For what is unabashedly an art house film, Barry Jenkins’ “Moonlight” has done very well at the box office. With a domestic gross to date of just under $21.4 million it is the third highest grossing film in upstart distributor A24’s growing library. Both the sci-fi film “Ex Machina” with $25.4 million, and the horror film “The Witch” with $25.1 come, first and second respectively. However, keep in mind that both films played in nearly twice as many theaters as “Moonlight” has. “Ex Machina” opened on just 4 screens, and eventually expanded to 2004 screens. Meanwhile “The Witch” was released wide from its first weekend, on 2046 screens.

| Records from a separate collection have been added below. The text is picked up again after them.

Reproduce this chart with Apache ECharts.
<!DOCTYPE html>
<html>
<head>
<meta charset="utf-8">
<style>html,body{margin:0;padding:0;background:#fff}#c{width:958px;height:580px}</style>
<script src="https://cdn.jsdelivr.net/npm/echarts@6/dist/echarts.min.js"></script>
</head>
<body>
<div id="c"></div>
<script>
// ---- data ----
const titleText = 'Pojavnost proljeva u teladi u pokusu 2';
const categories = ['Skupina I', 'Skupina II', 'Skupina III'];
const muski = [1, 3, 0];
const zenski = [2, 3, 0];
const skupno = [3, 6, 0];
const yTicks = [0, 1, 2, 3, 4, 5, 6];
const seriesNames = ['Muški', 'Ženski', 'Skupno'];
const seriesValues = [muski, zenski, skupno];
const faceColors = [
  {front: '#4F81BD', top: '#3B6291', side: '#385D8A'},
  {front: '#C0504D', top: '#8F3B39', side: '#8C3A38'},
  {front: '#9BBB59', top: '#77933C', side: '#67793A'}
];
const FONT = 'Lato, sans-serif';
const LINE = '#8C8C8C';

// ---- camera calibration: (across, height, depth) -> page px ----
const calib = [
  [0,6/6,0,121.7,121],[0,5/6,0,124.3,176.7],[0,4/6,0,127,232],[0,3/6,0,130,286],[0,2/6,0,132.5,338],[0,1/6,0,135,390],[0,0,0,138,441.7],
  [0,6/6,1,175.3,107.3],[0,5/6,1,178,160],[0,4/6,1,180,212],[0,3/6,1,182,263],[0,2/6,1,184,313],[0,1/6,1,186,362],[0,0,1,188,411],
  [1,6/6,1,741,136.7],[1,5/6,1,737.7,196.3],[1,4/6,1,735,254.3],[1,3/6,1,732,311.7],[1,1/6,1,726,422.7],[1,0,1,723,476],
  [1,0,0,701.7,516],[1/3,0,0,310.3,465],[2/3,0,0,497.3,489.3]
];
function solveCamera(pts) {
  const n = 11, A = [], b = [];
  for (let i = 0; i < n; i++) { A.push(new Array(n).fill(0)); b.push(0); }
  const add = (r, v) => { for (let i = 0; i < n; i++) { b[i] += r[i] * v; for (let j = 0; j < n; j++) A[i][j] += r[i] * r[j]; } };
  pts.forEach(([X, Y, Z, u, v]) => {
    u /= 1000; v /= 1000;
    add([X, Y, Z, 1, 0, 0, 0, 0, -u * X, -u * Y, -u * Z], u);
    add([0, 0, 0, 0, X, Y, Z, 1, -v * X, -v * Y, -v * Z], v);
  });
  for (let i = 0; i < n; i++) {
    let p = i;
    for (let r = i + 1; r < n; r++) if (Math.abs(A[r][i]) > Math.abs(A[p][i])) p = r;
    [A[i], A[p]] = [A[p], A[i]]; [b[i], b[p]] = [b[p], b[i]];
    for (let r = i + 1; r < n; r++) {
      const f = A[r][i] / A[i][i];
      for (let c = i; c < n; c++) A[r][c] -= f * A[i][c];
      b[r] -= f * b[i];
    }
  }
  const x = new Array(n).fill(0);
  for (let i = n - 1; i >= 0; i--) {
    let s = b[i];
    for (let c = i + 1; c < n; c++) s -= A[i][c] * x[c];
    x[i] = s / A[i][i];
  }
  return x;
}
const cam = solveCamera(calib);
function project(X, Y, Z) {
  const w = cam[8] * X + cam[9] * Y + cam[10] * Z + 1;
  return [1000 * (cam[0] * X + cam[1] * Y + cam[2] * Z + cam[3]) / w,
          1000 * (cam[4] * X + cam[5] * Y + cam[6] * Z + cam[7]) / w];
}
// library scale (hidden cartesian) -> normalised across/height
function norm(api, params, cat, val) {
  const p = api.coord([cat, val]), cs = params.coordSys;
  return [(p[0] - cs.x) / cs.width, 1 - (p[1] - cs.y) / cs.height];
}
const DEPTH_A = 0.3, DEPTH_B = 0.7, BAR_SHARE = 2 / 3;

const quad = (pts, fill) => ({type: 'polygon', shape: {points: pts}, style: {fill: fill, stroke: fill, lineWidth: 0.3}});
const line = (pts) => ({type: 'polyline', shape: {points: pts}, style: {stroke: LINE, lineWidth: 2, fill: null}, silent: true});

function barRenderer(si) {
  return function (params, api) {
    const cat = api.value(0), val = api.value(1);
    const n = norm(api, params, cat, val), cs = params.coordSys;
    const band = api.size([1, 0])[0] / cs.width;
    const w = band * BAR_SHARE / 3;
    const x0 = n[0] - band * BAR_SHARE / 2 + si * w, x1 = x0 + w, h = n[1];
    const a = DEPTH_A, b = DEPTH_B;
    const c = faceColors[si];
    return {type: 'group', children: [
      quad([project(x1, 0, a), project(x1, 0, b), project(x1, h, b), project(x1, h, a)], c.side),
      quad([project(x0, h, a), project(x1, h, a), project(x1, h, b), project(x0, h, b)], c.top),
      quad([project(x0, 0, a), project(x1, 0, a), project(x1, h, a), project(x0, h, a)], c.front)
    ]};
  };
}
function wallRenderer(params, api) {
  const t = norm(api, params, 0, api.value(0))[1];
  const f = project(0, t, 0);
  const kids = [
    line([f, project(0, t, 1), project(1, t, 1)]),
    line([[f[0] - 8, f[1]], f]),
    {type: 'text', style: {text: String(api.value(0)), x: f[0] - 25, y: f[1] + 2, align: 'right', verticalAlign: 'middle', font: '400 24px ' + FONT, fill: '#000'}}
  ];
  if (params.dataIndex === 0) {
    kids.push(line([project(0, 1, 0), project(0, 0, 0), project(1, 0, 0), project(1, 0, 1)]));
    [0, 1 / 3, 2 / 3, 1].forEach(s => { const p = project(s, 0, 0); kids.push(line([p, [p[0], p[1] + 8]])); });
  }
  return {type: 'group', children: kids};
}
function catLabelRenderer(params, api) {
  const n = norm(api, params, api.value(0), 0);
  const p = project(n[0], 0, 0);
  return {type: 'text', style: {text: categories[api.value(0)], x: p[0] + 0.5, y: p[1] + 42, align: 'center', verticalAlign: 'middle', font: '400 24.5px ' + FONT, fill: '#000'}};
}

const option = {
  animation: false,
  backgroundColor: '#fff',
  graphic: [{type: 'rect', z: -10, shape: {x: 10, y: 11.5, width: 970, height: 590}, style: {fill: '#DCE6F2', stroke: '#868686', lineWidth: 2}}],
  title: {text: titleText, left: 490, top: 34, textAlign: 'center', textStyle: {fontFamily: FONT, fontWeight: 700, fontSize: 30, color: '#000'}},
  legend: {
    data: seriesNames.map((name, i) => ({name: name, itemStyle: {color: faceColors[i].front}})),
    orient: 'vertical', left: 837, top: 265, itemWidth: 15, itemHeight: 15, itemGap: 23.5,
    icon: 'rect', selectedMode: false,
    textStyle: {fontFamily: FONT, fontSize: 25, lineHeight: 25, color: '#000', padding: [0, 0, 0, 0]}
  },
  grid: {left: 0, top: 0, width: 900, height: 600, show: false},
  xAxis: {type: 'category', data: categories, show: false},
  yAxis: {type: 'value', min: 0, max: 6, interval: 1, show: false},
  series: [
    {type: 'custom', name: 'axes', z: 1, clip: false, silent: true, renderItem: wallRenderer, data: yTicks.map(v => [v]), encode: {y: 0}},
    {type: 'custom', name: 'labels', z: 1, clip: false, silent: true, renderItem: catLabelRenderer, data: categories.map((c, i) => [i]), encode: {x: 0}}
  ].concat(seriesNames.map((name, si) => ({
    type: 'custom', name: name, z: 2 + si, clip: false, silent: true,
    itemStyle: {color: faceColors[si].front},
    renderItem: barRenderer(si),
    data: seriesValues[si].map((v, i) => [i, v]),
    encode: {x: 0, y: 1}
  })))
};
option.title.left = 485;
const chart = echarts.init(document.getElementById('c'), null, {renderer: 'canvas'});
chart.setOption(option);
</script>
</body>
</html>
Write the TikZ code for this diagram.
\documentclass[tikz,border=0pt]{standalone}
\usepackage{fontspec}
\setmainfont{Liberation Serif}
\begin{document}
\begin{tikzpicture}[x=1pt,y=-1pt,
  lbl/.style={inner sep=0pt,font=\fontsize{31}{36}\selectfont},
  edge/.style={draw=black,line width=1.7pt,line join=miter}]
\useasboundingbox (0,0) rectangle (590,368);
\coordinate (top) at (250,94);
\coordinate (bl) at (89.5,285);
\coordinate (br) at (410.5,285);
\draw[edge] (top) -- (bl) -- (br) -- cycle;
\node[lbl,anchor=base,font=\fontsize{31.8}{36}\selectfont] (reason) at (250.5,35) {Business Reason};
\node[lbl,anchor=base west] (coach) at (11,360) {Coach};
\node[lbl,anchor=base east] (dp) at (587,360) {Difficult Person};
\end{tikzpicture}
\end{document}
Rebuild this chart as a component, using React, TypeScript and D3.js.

In comparison, “Moonlight”, which first opened in a limited release on 4 screens, eventually expanded to as many as 1,104 screens at its widest reach, meaning the film had a higher per screen average than either “Machina” or “Witch”. However, it must be said that one can only wonder what the film could have done if it had played on more screens. Did A24 hurt the box office potential of “Moonlight” or did they play it smart knowing that the film, unlike a sci-fi movie (“Ex Machina”) or a horror film (“The Witch) – albeit both relatively low budget compared to the average Hollywood studio film – didn’t have easily marketable attributes to entice a more mainstream market, and had to rely on a provocative ad campaign and solid word of mouth to keep the keep going?
But a nagging question from the start was how the film would play in foreign markets – that is if it would even open overseas at all. Well the good news is that, since last week, “Moonlight” has opened in countries in Europe, South America and Asia, as well as in Australia and New Zealand; and in the 19 international markets it’s been released so far, the film has drawn some impressive numbers, earning a total overseas box office gross of $5.2 million.
So far, France ($1.3 million) and The Netherlands (with just over a million) are the two highest grossing foreign markets, with the UK coming in third with $772K; but that’s on only 85 screens giving the film an excellent per screen average of just over $9000, as it expands to 177 screens this Friday.
As for why the film took so long to reach the UK until now, especially when other American films typically open around the same time, or in some cases, even before they open in the States, it’s because, according to The Guardian, the price to acquire the film for UK distribution was unusually high for what they deemed a risky pick-up although, as the report adds, “that risk now looks to be paying off” for distributor Altitude, who eventually landed the film.
And considering that both “Ex Machina” and “The Witch” grossed about $36-40 million worldwide, it’s a good bet that “Moonlight” will do about the same; it could even come out ahead of “Machina” which had a $15 million budget, while “The Witch” cost around $3 million, which is the same as “Moonlight”.